DANS LES ABÎMES DES ÂMES
Avec Les Dangers de fumer au lit, Mariana Enriquez scrute les recoins les plus sombres de la psyché humaine dans douze nouvelles terrifiantes et macabres à souhait.
Un coup d’oeil à la table de ce recueil de nouvelles permet de se faire rapidement une idée de l’univers et du ton de Mariana Enriquez : on tombe d’emblée sur les mots « exhumation », « mirador », « viande », « revenants » et « morts ». Les premières pages confirment cette impression : il est question d’une fillette qui découvre des os dans la boue non loin de chez elle, os qui s’avèrent être ceux d’une soeur de sa grand-mère, morte jadis en bas âge des suites d’une fièvre. « Je les ai pris avec moi quand on est venus ici,
explique benoîtement la grand-mère.
Je n’ai pas voulu la laisser, elle pleurait toutes les nuits, la pauvre. » Eh oui : les morts ne sont jamais vraiment morts chez Mariana Enriquez, ni les vivants vraiment vivants.
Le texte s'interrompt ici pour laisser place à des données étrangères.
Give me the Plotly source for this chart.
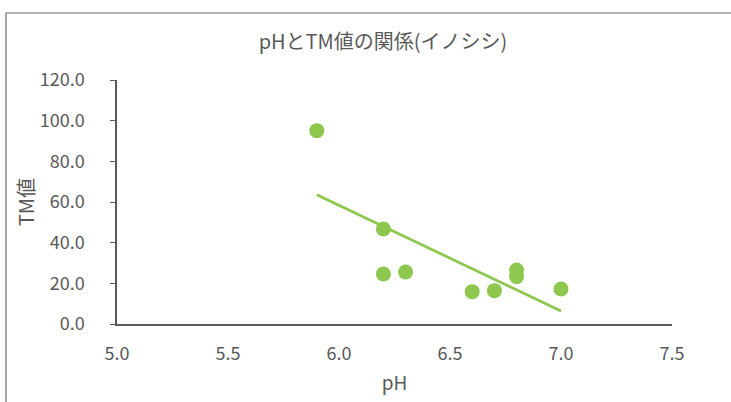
import numpy as np
import plotly.graph_objects as go

ph = [5.9, 6.2, 6.2, 6.3, 6.6, 6.7, 6.8, 6.8, 7.0]
tm = [95.1, 46.7, 24.6, 25.6, 15.9, 16.4, 26.5, 23.3, 17.2]

title_text = "pHとTM値の関係(イノシシ)"
x_title = "pH"
y_title = "TM値"

green = "#8DC74E"
grey = "#595959"
font_family = "Noto Sans CJK JP"

slope, intercept = np.polyfit(ph, tm, 1)
tx = [min(ph), max(ph)]
ty = [slope * v + intercept for v in tx]

W, H = 731, 402
L, R, T, B = 117, 731 - 672, 80, 402 - 324
pw, ph_ = W - L - R, H - T - B

fig = go.Figure()
fig.add_trace(go.Scatter(x=tx, y=ty, mode="lines",
                         line=dict(color=green, width=2.75), hoverinfo="skip"))
fig.add_trace(go.Scatter(x=ph, y=tm, mode="markers",
                         marker=dict(color=green, size=15, line=dict(width=0))))

fig.update_layout(
    width=W, height=H,
    margin=dict(l=L, r=R, t=T, b=B),
    paper_bgcolor="white", plot_bgcolor="white",
    showlegend=False,
    font=dict(family=font_family, color=grey, size=18),
    title=dict(text=title_text, x=383 / W, xanchor="center",
               y=1 - 42 / H, yanchor="middle",
               font=dict(size=20, color=grey, family=font_family)),
    xaxis=dict(range=[5.0, 7.5], dtick=0.5, tick0=5.0, tickformat=".1f",
               showgrid=False, zeroline=False, showline=True,
               linecolor=grey, linewidth=1.5, ticks="",
               ticklabelstandoff=13, tickfont=dict(size=18),
               title=dict(text=x_title, standoff=12, font=dict(size=19, color=grey))),
    yaxis=dict(range=[0, 120], dtick=20, tick0=0, tickformat=".1f",
               showgrid=False, zeroline=False, showline=True,
               linecolor=grey, linewidth=1.5, ticks="outside", ticklen=5,
               tickcolor=grey, tickwidth=1.2,
               ticklabelstandoff=22, tickfont=dict(size=18),
               title=dict(text=y_title, standoff=0, font=dict(size=20, color=grey))),
)

# chart frame border
fig.add_shape(type="rect", xref="paper", yref="paper",
              x0=(6 - L) / pw, x1=(760 - L) / pw,
              y0=(324 - 430) / ph_, y1=(324 - 13) / ph_,
              line=dict(color="#6b6b6b", width=1.2), fillcolor="rgba(0,0,0,0)",
              layer="below")

fig.write_html("out.html")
D’ailleurs, la grand-tante décédée ne tarde pas d’apparaître à sa petite-nièce, en pleine nuit, sous la forme d’une aimable gamine à moitié décomposée, genre vision de film d’horreur. « Elle est dans un état de semi-putréfaction,
commente la narratrice, et ne parle pas. » De telles descriptions morbides, il y en a beaucoup dans les douze histoires de ce recueil intitulé
Les Dangers de fumer au lit, qui souvent tournent autour des dérèglements du corps et de l’esprit, de la face sombre et malodorante de nos organes ou de notre psyché. La puanteur est omniprésente, dans les rues d’une Barcelone de SF (« Rambla Triste »), dans les déjections d’un clochard (« Le Caddie »), partout. Le sordide semble être parfois recherché pour lui-même, comme dans
« Viande », nouvelle un peu facile sur la fan attitude, qui recourt au thème de la nécrophagie ; mais ailleurs, l’auteur parvient à traiter de bizarreries avec une réelle finesse et un sens très aigu de l’étrangeté, comme dans « Où es-tu mon coeur », nouvelle dont la narratrice avoue être excitée sexuellement par… les battements du coeur d’autrui. « Les enregistrements me comblaient parfaitement. Je pouvais me masturber, les écouteurs dans les oreilles, pendant des heures. » Paru en 2009, longtemps avant le roman Notre part de nuit qui a apporté à Mariana Enriquez une reconnaissance internationale, ce recueil grinçant et glauque, comme son prédécesseur Ce que nous avons perdu dans le feu, actualise et rafraîchit – si l’on ose dire – la veine de la nouvelle horrifique et macabre, avec une pointe de fantastique et de critique sociale.